Depuis le 8 avril 2021, Catherine et Sébastien Vallée reprennent la boulangerie, et lui donne le nom de “La Vallée Gourmande”.

Si aujourd’hui, les boulangers proposent une gamme large de pains très variés, c’est relativement récent. Pendant très longtemps, il y a eu le pain (miche) de 4 livres (le plus vendu) ou de 6 livres (souvent sur commande) ; puis, est venu le pain de 2 livres. La baguette que l’on connait aujourd’hui n’est arrivée que beaucoup plus tard.

Le pain de 4 livres (de même pour celui de 6 livres) était pesé et vendu au poids exact ; la différence entre la miche de pain et le poids de 4 livres était compensée par un morceau de même qualité ; ce morceau était appelé la « pesée ». Pour ceux qui étaient chargés d’aller chercher le pain, comment résister à ce morceau de pain frais ? Combien de fois avons-nous répondu à notre mère que le pain ramené à la maison faisait pile 4 livres !

Autrefois, le pain n’était pas payé à chaque passage à la boulangerie. Il y a eu les carnets ; mais avant, il y avait la baguette de coudre (noisetier). Chaque client avait sa baguette de bois, et le boulanger avait la même ; à chaque enlèvement de pain, une entaille identique était faite sur les 2 baguettes. Le client payait ensuite ses pains de façon groupée, souvent en fin de mois.

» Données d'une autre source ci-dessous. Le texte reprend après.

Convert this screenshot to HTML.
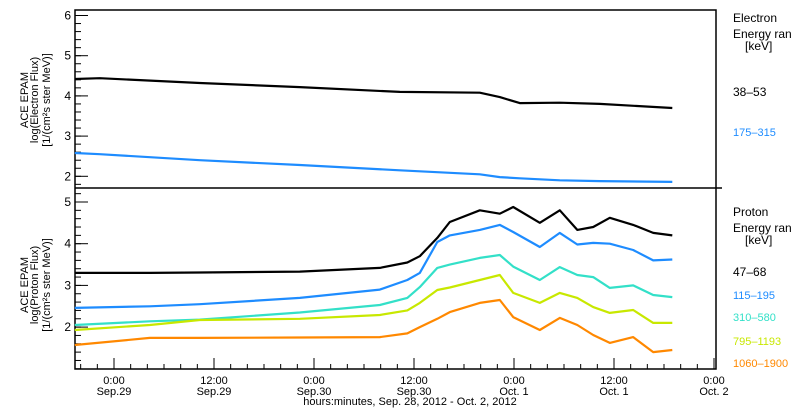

Pendant longtemps, le boulanger de Saint Corneille a eu aussi une activité de cafetier. Il est difficile de préciser à quelle date cela a commencé. Lors du recensement de 1906, la boulangerie avait une activité de café ; cette double activité existait donc du temps de la famille Poirier ou a été créée par eux. Il y avait même une salle de bal (accès par la petite allée, rue du Coudray, le long de la boulangerie). L’activité de café s’est arrêtée lors du départ de Paul Besnier.